Most of the worst errors and disasters of the Cold War came from following the advice of people that believed that U.S. involvement in far-flung conflicts was essential to guard against a supposedly monolithic communist threat. This involvement was often spun as vitally important for the U.S., because of overblown fears of “domino” effects that didn’t happen and were never going to happen, only to be revealed later as entirely irrelevant to the containment of Soviet power. Once the Cold War ended, Americans policymakers increasingly allowed themselves to forget that the single largest overseas effort that the U.S. made during the Cold War was a colossal waste. The post-Vietnam “sense of futility” was far too easily overcome by a few quick victories against much weaker opponents in the ’80s and ’90s. It would have served the U.S. well if our policymakers had remained acutely aware of how futile and unnecessary such wars usually are. This is not something that they should try to “recover” from, but make sure that it is not so easily forgotten this time so that we don’t experience a similar debacle in another twenty or thirty years.
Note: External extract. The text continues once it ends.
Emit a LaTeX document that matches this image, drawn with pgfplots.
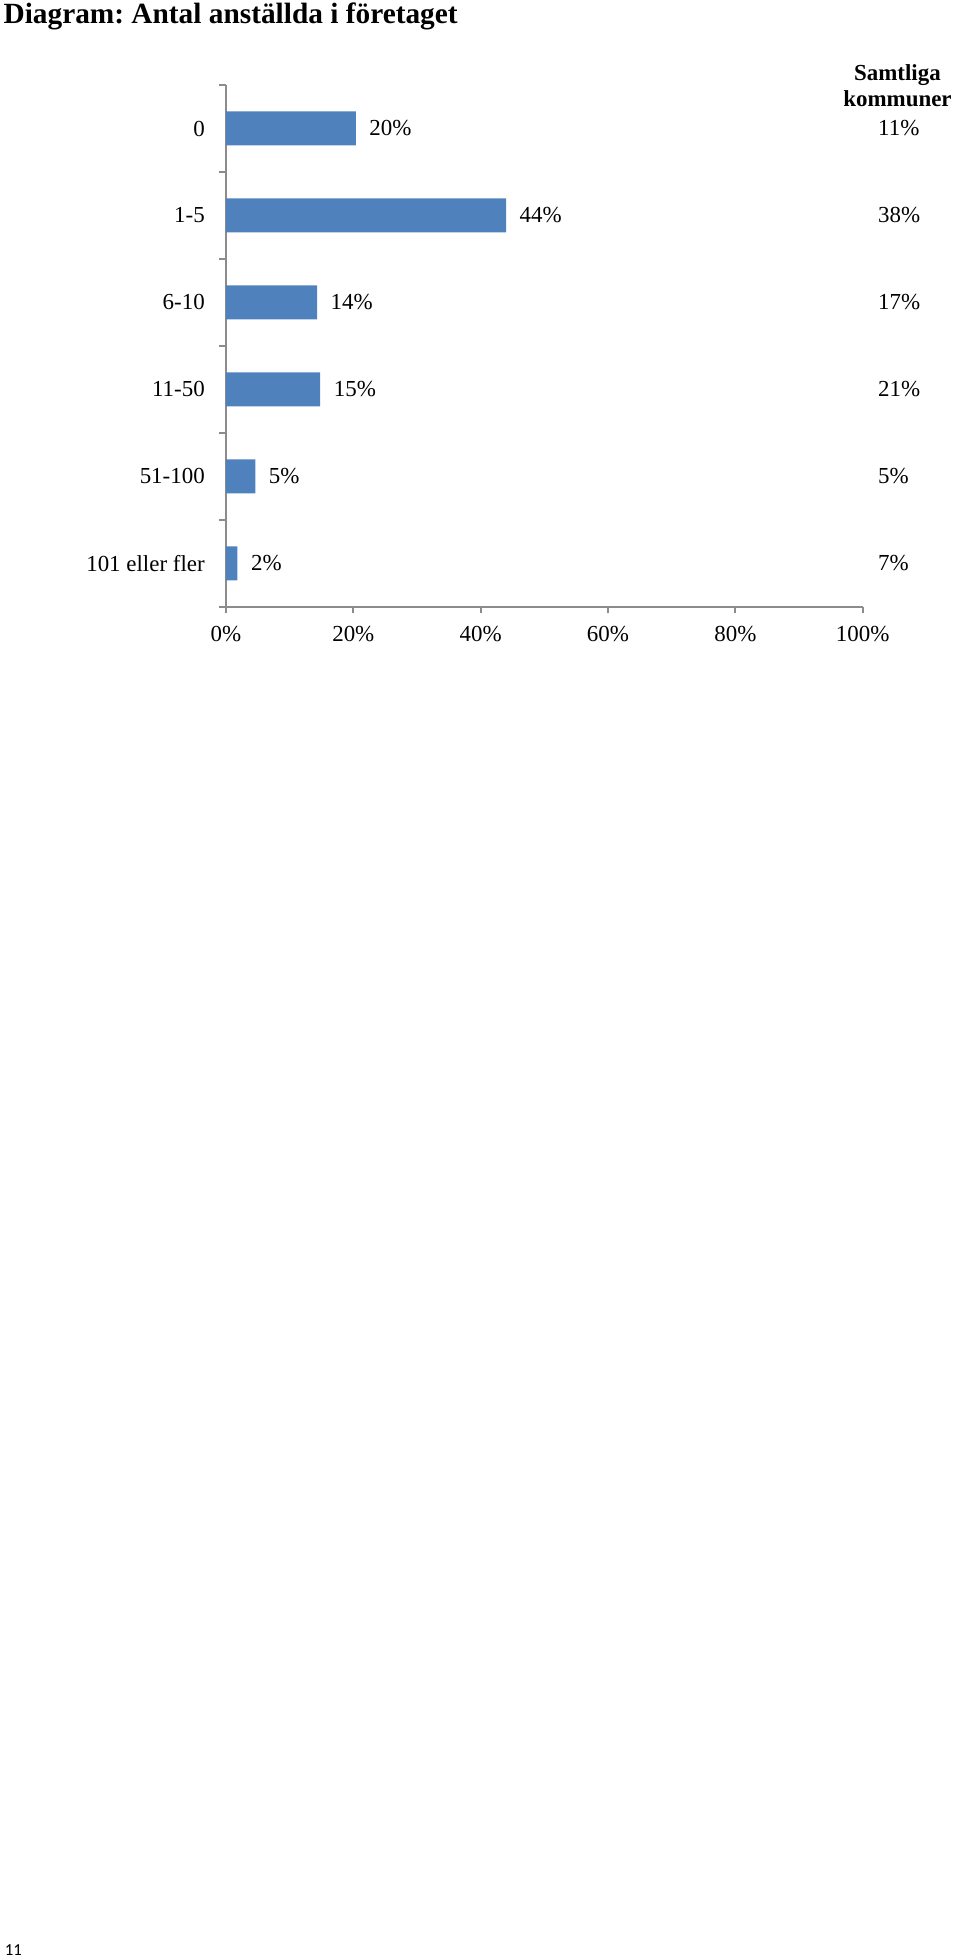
\documentclass[border=0pt]{standalone}
\usepackage{fontspec}
\setmainfont{Liberation Serif}
\newfontfamily\pagefont{Carlito}
\usepackage{pgfplots}
\pgfplotsset{compat=1.18}
\usepackage{pgfplotstable}
\frenchspacing

\definecolor{barblue}{HTML}{4F81BD}
\definecolor{axisgray}{HTML}{8C8C8C}

% pos = category row (0 at top), value = bar length in %, label = printed value
% other = value for "Samtliga kommuner", col = x position of that column
\pgfplotstableread{
pos value label other col
0   20.4  20    11    102.4
1   44.0  44    38    102.4
2   14.3  14    17    102.4
3   14.8  15    21    102.4
4   4.6   5     5     102.4
5   1.8   2     7     102.4
}\firms

\begin{document}
\begin{tikzpicture}
\useasboundingbox (0,0) rectangle (720pt,-1467.75pt);

\node[anchor=base west, inner sep=0pt, font=\fontsize{22}{26}\selectfont\bfseries]
  at (2.5pt,-17.5pt) {Diagram: Antal anställda i företaget};

\begin{axis}[
    at={(169.5pt,-63.75pt)}, anchor=north west,
    scale only axis,
    width=477.5pt, height=391.3pt,
    clip=false,
    xmin=0, xmax=100,
    ymin=-0.5, ymax=5.5,
    y dir=reverse,
    axis x line*=bottom,
    axis y line*=left,
    axis line style={-, axisgray, line width=1.3pt},
    every tick/.style={axisgray, line width=1.3pt},
    tick align=outside,
    major tick length=5pt,
    xtick={0,20,40,60,80,100},
    xticklabels={0\%,20\%,40\%,60\%,80\%,100\%},
    ytick={-0.5,0.5,1.5,2.5,3.5,4.5,5.5},
    yticklabels={},
    extra y ticks={0,1,2,3,4,5},
    extra y tick labels={0,1-5,6-10,11-50,51-100,101 eller fler},
    extra y tick style={major tick length=0pt},
    ticklabel style={font=\fontsize{17.2}{20}\selectfont, inner sep=0pt},
    xticklabel style={anchor=north, yshift=-9.5pt},
    yticklabel style={anchor=east, xshift=-15.75pt},
]
\addplot[xbar, bar width=25.5pt, fill=barblue, draw=none,
    point meta=explicit symbolic,
    nodes near coords={\pgfplotspointmeta\%},
    nodes near coords align={horizontal},
    every node near coord/.append style={font=\fontsize{17.2}{20}\selectfont,
        anchor=west, inner sep=0pt, xshift=10pt}]
    table[x=value, y=pos, meta=label]{\firms};

\addplot[draw=none, mark=none,
    point meta=explicit symbolic,
    nodes near coords={\pgfplotspointmeta\%},
    nodes near coords align={horizontal},
    every node near coord/.append style={font=\fontsize{17.2}{20}\selectfont,
        anchor=west, inner sep=0pt}]
    table[x=col, y=pos, meta=other]{\firms};
\end{axis}

\node[anchor=base, align=center, inner sep=0pt,
  font=\fontsize{17.2}{19.5}\selectfont\bfseries]
  at (673.1pt,-79.5pt) {Samtliga\\kommuner};

\node[anchor=base west, inner sep=0pt, font=\pagefont\fontsize{12.6}{15}\selectfont]
  at (3.5pt,-1466.5pt) {11};
\end{tikzpicture}
\end{document}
It is critical for Kagan’s thesis to insist that the U.S. is indispensable to the “liberal world order,” but this is just an assumption and an untested one at that. The maintenance of U.S. hegemony may not be necessary for this order—such as it is—to survive, and in fact there is no good reason to think that it is. Fettweis suggested towards the end of his book that “the rest of the world can operate quite effectively without the presence of a global policeman,” and added that those who believe the contrary “base their view on faith alone.” (p. 215) More to the point, trying to maintain such hegemony indefinitely seems like a good way to help undermine and weaken international stability. Over time, fewer and fewer countries are going to accept America in its self-appointed role of global enforcer. If the U.S. persists in the same role it has filled for the last twenty years, it is likely going to drive other major powers together against us and may also alienate many of the states that might otherwise cooperate with the U.S. The real danger for the U.S. is if Washington fails to learn anything from its major failures of the last decade and continues to wear out our welcome around the world.

If there is one good thing to come out of the last thirteen years of war, it is that Americans have been reminded of just how expensive and wasteful “world order maintenance” can be. Needless to say, Americans are not going to support, much less subsidize, “world order maintenance” indefinitely, and it will become increasingly difficult to sell them on this as time goes by. The U.S. can’t reasonably be expected to provide such “maintenance” at our own expense decade after decade so that other countries can avoid the full burden of responsibility for their own security. Kagan’s attempt to guilt Americans into supporting an unnecessary and costly foreign policy doesn’t change any of that.